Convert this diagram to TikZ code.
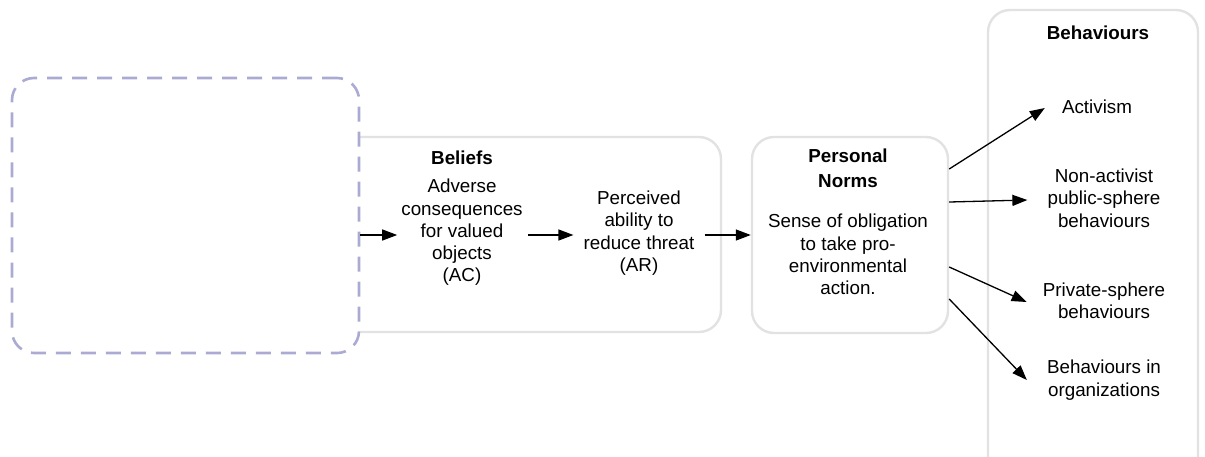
\documentclass[tikz,border=0pt]{standalone}
\usepackage{fontspec}
\setmainfont{Liberation Sans}
\usetikzlibrary{arrows.meta}
\definecolor{dashcol}{HTML}{AAAAD2}
\definecolor{boxcol}{HTML}{E2E2E2}
\tikzset{
  x=1pt, y=-1pt,
  greybox/.style={draw=boxcol, line width=2.4pt, rounded corners=22pt, fill=white},
  txt/.style={align=center, inner sep=4pt, font=\fontsize{18.8}{22.3}\selectfont},
  ttl/.style={align=center, inner sep=2pt, font=\fontsize{18.8}{25}\selectfont\bfseries},
  arr/.style={-{Triangle[length=15pt,width=11pt]}, line width=1.3pt, black},
}
\begin{document}
\begin{tikzpicture}
\useasboundingbox (0,0) rectangle (1205,456);
% Behaviours box
\begin{scope}
\clip (0,0) rectangle (1205,456);
\draw[greybox] (988,10) rectangle (1198,490);
\end{scope}
% Beliefs box
\draw[greybox] (330,137) rectangle (721,332);
% Personal norms box
\node[greybox, minimum width=196pt, minimum height=196pt, inner sep=0pt] (pnbox) at (850,235) {};
% Dashed box
\node[draw=dashcol, line width=2.6pt, dash pattern=on 15pt off 10pt, rounded corners=22pt, fill=white,
      minimum width=347pt, minimum height=275pt, inner sep=0pt] (dash) at (185.5,215.5) {};
% Texts
\node[ttl] (bel) at (462,158) {Beliefs};
\node[txt] (ac) at (462,232.5) {Adverse\\consequences\\for valued\\objects\\(AC)};
\node[txt] (ar) at (639,233) {Perceived\\ability to\\reduce threat\\(AR)};
\node[ttl] (pnt) at (848,168.5) {Personal\\Norms};
\node[txt] (pn) at (848,254.5) {Sense of obligation\\to take pro-\\environmental\\action.};
\node[ttl] (beh) at (1098,33) {Behaviours};
\node[txt] (act) at (1097,107) {Activism};
\node[txt] (pub) at (1104,198) {Non-activist\\public-sphere\\behaviours};
\node[txt] (priv) at (1104,301) {Private-sphere\\behaviours};
\node[txt] (org) at (1104,380) {Behaviours in\\organizations};
% Arrows
\draw[arr] ([yshift=-2.5]dash.east |- ac.west) -- ([yshift=-2.5]ac.west);
\draw[arr] ([xshift=1,yshift=-2.5]ac.east) -- ([xshift=-6,yshift=-2]ar.west);
\draw[arr] ([xshift=6,yshift=-2]ar.east) -- (pnbox.west);
\draw[arr] ([yshift=66]pnbox.east) -- ([xshift=-13,yshift=-1]act.west);
\draw[arr] ([yshift=33]pnbox.east) -- ([xshift=-16,yshift=-2]pub.west);
\draw[arr] ([yshift=-32]pnbox.east) -- ([xshift=-12,yshift=-1]priv.west);
\draw[arr] ([yshift=-64]pnbox.east) -- ([xshift=-16]org.west);
\end{tikzpicture}
\end{document}
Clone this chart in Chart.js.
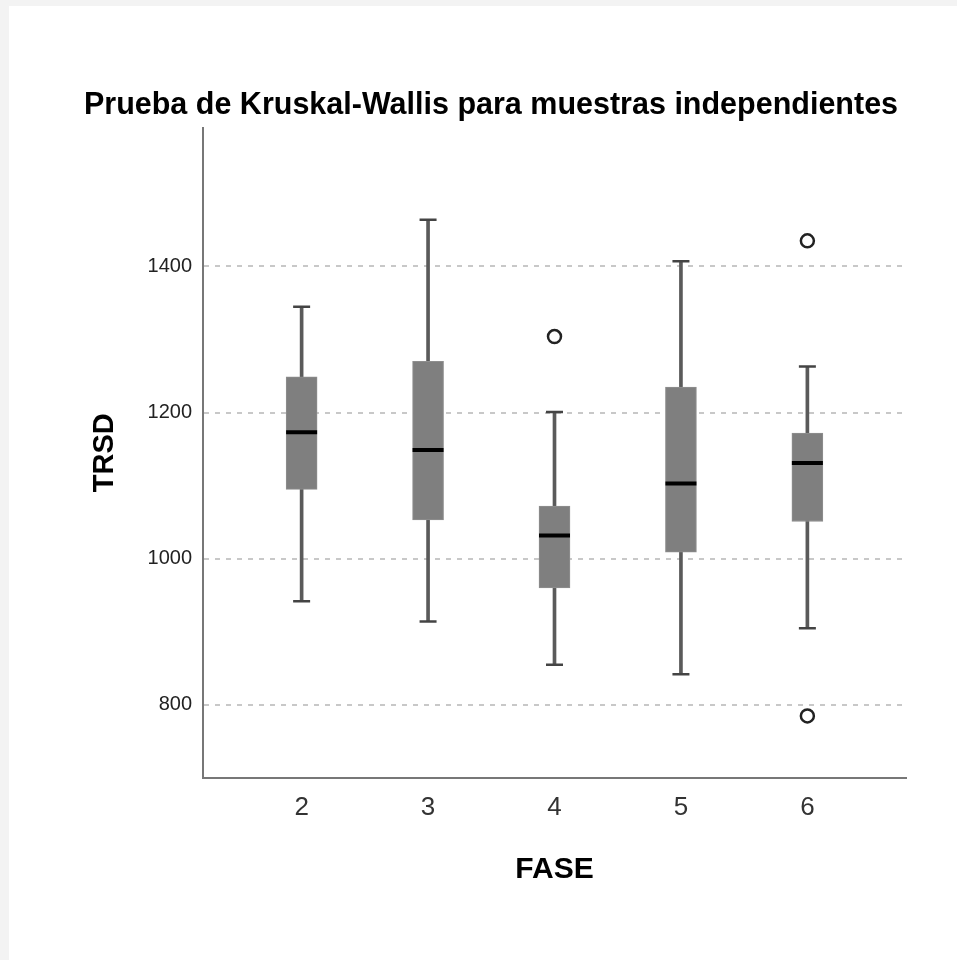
<!DOCTYPE html>
<html>
<head>
<meta charset="utf-8">
<script src="https://cdn.jsdelivr.net/npm/chart.js@4"></script>
<style>
  html, body { margin: 0; padding: 0; background: #f3f3f3; }
  #wrap { position: absolute; left: 9px; top: 6px; width: 948px; height: 954px; background: #ffffff; }
</style>
</head>
<body>
<div id="wrap"><canvas id="chart" width="948" height="954"></canvas></div>
<script>
// FASE groups and box plot summary values (TRSD)
const fases = [2, 3, 4, 5, 6];
const whiskerLow = [942, 914, 855, 842, 905];
const q1 = [1095, 1053, 960, 1009, 1051];
const medians = [1173, 1149, 1032, 1103, 1131];
const q3 = [1249, 1270, 1072, 1235, 1172];
const whiskerHigh = [1345, 1464, 1201, 1407, 1263];
const outliers = [
  { fase: 4, value: 1304 },
  { fase: 6, value: 1435 },
  { fase: 6, value: 785 }
];
const yTicks = [800, 1000, 1200, 1400];

const font = 'Arial, "Liberation Sans", sans-serif';

const ctx = document.getElementById('chart').getContext('2d');

const chart = new Chart(ctx, {
  type: 'bar',
  data: {
    datasets: [
      {
        // whisker stems
        type: 'bar',
        data: fases.map((f, i) => ({ x: f, y: [whiskerLow[i], whiskerHigh[i]] })),
        backgroundColor: '#5a5a5a',
        barThickness: 3,
        grouped: false,
        order: 5
      },
      {
        // boxes q1..q3
        type: 'bar',
        data: fases.map((f, i) => ({ x: f, y: [q1[i], q3[i]] })),
        backgroundColor: '#7f7f7f',
        borderColor: '#8f8f8f',
        borderWidth: 1,
        borderSkipped: false,
        barThickness: 31,
        grouped: false,
        order: 3
      },
      {
        // whisker caps
        type: 'scatter',
        data: fases.flatMap((f, i) => [{ x: f, y: whiskerLow[i] }, { x: f, y: whiskerHigh[i] }]),
        pointStyle: 'line',
        radius: 8.5,
        borderWidth: 2.5,
        borderColor: '#444444',
        order: 2
      },
      {
        // medians
        type: 'scatter',
        data: fases.map((f, i) => ({ x: f, y: medians[i] })),
        pointStyle: 'line',
        radius: 15.5,
        borderWidth: 4,
        borderColor: '#000000',
        order: 1
      },
      {
        // outliers
        type: 'scatter',
        data: outliers.map(o => ({ x: o.fase, y: o.value })),
        pointStyle: 'circle',
        radius: 6.5,
        borderWidth: 2.5,
        borderColor: '#222222',
        backgroundColor: '#ffffff',
        order: 1
      }
    ]
  },
  options: {
    responsive: false,
    animation: false,
    events: [],
    layout: { padding: { left: 67, right: 51, top: 0, bottom: 0 } },
    plugins: {
      legend: { display: false },
      tooltip: { enabled: false },
      title: {
        display: true,
        text: 'Prueba de Kruskal-Wallis para muestras independientes',
        color: '#000000',
        font: { family: font, size: 30.5, weight: 'bold' },
        padding: { top: 81, bottom: 4 }
      }
    },
    scales: {
      x: {
        type: 'linear',
        offset: false,
        min: 1.22,
        max: 6.78,
        afterBuildTicks: axis => { axis.ticks = fases.map(v => ({ value: v })); },
        afterFit: scale => { scale.height = 182; },
        grid: { display: false, drawTicks: false },
        border: { display: true, color: '#777777', width: 2 },
        ticks: {
          padding: 14,
          color: '#333333',
          font: { family: font, size: 26 }
        },
        title: {
          display: true,
          text: 'FASE',
          color: '#000000',
          font: { family: font, size: 30, weight: 'bold' },
          padding: { top: 0, bottom: 72 }
        }
      },
      y: {
        min: 700,
        max: 1590,
        afterBuildTicks: axis => { axis.ticks = yTicks.map(v => ({ value: v })); },
        afterFit: scale => { scale.width = 127; },
        grid: { color: '#c8c8c8', lineWidth: 2, drawTicks: false },
        border: { display: true, color: '#777777', width: 2, dash: [5, 6] },
        ticks: {
          padding: 11,
          color: '#222222',
          font: { family: font, size: 20 },
          callback: v => String(v)
        },
        title: {
          display: true,
          text: 'TRSD',
          color: '#000000',
          font: { family: font, size: 29, weight: 'bold' },
          padding: { top: 12, bottom: 0 }
        }
      }
    }
  }
});
</script>
</body>
</html>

TASK DIRECTIONS =
Restate each entry word for word, please, but drop any images it holds.

EXPECTED OUTPUT =
Convert this diagram to TikZ code.
\documentclass[tikz,border=0pt]{standalone}
\usepackage{fontspec}
\setmainfont{Liberation Sans}
\usetikzlibrary{arrows.meta}
\definecolor{dashcol}{HTML}{AAAAD2}
\definecolor{boxcol}{HTML}{E2E2E2}
\tikzset{
  x=1pt, y=-1pt,
  greybox/.style={draw=boxcol, line width=2.4pt, rounded corners=22pt, fill=white},
  txt/.style={align=center, inner sep=4pt, font=\fontsize{18.8}{22.3}\selectfont},
  ttl/.style={align=center, inner sep=2pt, font=\fontsize{18.8}{25}\selectfont\bfseries},
  arr/.style={-{Triangle[length=15pt,width=11pt]}, line width=1.3pt, black},
}
\begin{document}
\begin{tikzpicture}
\useasboundingbox (0,0) rectangle (1205,456);
% Behaviours box
\begin{scope}
\clip (0,0) rectangle (1205,456);
\draw[greybox] (988,10) rectangle (1198,490);
\end{scope}
% Beliefs box
\draw[greybox] (330,137) rectangle (721,332);
% Personal norms box
\node[greybox, minimum width=196pt, minimum height=196pt, inner sep=0pt] (pnbox) at (850,235) {};
% Dashed box
\node[draw=dashcol, line width=2.6pt, dash pattern=on 15pt off 10pt, rounded corners=22pt, fill=white,
      minimum width=347pt, minimum height=275pt, inner sep=0pt] (dash) at (185.5,215.5) {};
% Texts
\node[ttl] (bel) at (462,158) {Beliefs};
\node[txt] (ac) at (462,232.5) {Adverse\\consequences\\for valued\\objects\\(AC)};
\node[txt] (ar) at (639,233) {Perceived\\ability to\\reduce threat\\(AR)};
\node[ttl] (pnt) at (848,168.5) {Personal\\Norms};
\node[txt] (pn) at (848,254.5) {Sense of obligation\\to take pro-\\environmental\\action.};
\node[ttl] (beh) at (1098,33) {Behaviours};
\node[txt] (act) at (1097,107) {Activism};
\node[txt] (pub) at (1104,198) {Non-activist\\public-sphere\\behaviours};
\node[txt] (priv) at (1104,301) {Private-sphere\\behaviours};
\node[txt] (org) at (1104,380) {Behaviours in\\organizations};
% Arrows
\draw[arr] ([yshift=-2.5]dash.east |- ac.west) -- ([yshift=-2.5]ac.west);
\draw[arr] ([xshift=1,yshift=-2.5]ac.east) -- ([xshift=-6,yshift=-2]ar.west);
\draw[arr] ([xshift=6,yshift=-2]ar.east) -- (pnbox.west);
\draw[arr] ([yshift=66]pnbox.east) -- ([xshift=-13,yshift=-1]act.west);
\draw[arr] ([yshift=33]pnbox.east) -- ([xshift=-16,yshift=-2]pub.west);
\draw[arr] ([yshift=-32]pnbox.east) -- ([xshift=-12,yshift=-1]priv.west);
\draw[arr] ([yshift=-64]pnbox.east) -- ([xshift=-16]org.west);
\end{tikzpicture}
\end{document}
Clone this chart in Chart.js.
<!DOCTYPE html>
<html>
<head>
<meta charset="utf-8">
<script src="https://cdn.jsdelivr.net/npm/chart.js@4"></script>
<style>
  html, body { margin: 0; padding: 0; background: #f3f3f3; }
  #wrap { position: absolute; left: 9px; top: 6px; width: 948px; height: 954px; background: #ffffff; }
</style>
</head>
<body>
<div id="wrap"><canvas id="chart" width="948" height="954"></canvas></div>
<script>
// FASE groups and box plot summary values (TRSD)
const fases = [2, 3, 4, 5, 6];
const whiskerLow = [942, 914, 855, 842, 905];
const q1 = [1095, 1053, 960, 1009, 1051];
const medians = [1173, 1149, 1032, 1103, 1131];
const q3 = [1249, 1270, 1072, 1235, 1172];
const whiskerHigh = [1345, 1464, 1201, 1407, 1263];
const outliers = [
  { fase: 4, value: 1304 },
  { fase: 6, value: 1435 },
  { fase: 6, value: 785 }
];
const yTicks = [800, 1000, 1200, 1400];

const font = 'Arial, "Liberation Sans", sans-serif';

const ctx = document.getElementById('chart').getContext('2d');

const chart = new Chart(ctx, {
  type: 'bar',
  data: {
    datasets: [
      {
        // whisker stems
        type: 'bar',
        data: fases.map((f, i) => ({ x: f, y: [whiskerLow[i], whiskerHigh[i]] })),
        backgroundColor: '#5a5a5a',
        barThickness: 3,
        grouped: false,
        order: 5
      },
      {
        // boxes q1..q3
        type: 'bar',
        data: fases.map((f, i) => ({ x: f, y: [q1[i], q3[i]] })),
        backgroundColor: '#7f7f7f',
        borderColor: '#8f8f8f',
        borderWidth: 1,
        borderSkipped: false,
        barThickness: 31,
        grouped: false,
        order: 3
      },
      {
        // whisker caps
        type: 'scatter',
        data: fases.flatMap((f, i) => [{ x: f, y: whiskerLow[i] }, { x: f, y: whiskerHigh[i] }]),
        pointStyle: 'line',
        radius: 8.5,
        borderWidth: 2.5,
        borderColor: '#444444',
        order: 2
      },
      {
        // medians
        type: 'scatter',
        data: fases.map((f, i) => ({ x: f, y: medians[i] })),
        pointStyle: 'line',
        radius: 15.5,
        borderWidth: 4,
        borderColor: '#000000',
        order: 1
      },
      {
        // outliers
        type: 'scatter',
        data: outliers.map(o => ({ x: o.fase, y: o.value })),
        pointStyle: 'circle',
        radius: 6.5,
        borderWidth: 2.5,
        borderColor: '#222222',
        backgroundColor: '#ffffff',
        order: 1
      }
    ]
  },
  options: {
    responsive: false,
    animation: false,
    events: [],
    layout: { padding: { left: 67, right: 51, top: 0, bottom: 0 } },
    plugins: {
      legend: { display: false },
      tooltip: { enabled: false },
      title: {
        display: true,
        text: 'Prueba de Kruskal-Wallis para muestras independientes',
        color: '#000000',
        font: { family: font, size: 30.5, weight: 'bold' },
        padding: { top: 81, bottom: 4 }
      }
    },
    scales: {
      x: {
        type: 'linear',
        offset: false,
        min: 1.22,
        max: 6.78,
        afterBuildTicks: axis => { axis.ticks = fases.map(v => ({ value: v })); },
        afterFit: scale => { scale.height = 182; },
        grid: { display: false, drawTicks: false },
        border: { display: true, color: '#777777', width: 2 },
        ticks: {
          padding: 14,
          color: '#333333',
          font: { family: font, size: 26 }
        },
        title: {
          display: true,
          text: 'FASE',
          color: '#000000',
          font: { family: font, size: 30, weight: 'bold' },
          padding: { top: 0, bottom: 72 }
        }
      },
      y: {
        min: 700,
        max: 1590,
        afterBuildTicks: axis => { axis.ticks = yTicks.map(v => ({ value: v })); },
        afterFit: scale => { scale.width = 127; },
        grid: { color: '#c8c8c8', lineWidth: 2, drawTicks: false },
        border: { display: true, color: '#777777', width: 2, dash: [5, 6] },
        ticks: {
          padding: 11,
          color: '#222222',
          font: { family: font, size: 20 },
          callback: v => String(v)
        },
        title: {
          display: true,
          text: 'TRSD',
          color: '#000000',
          font: { family: font, size: 29, weight: 'bold' },
          padding: { top: 12, bottom: 0 }
        }
      }
    }
  }
});
</script>
</body>
</html>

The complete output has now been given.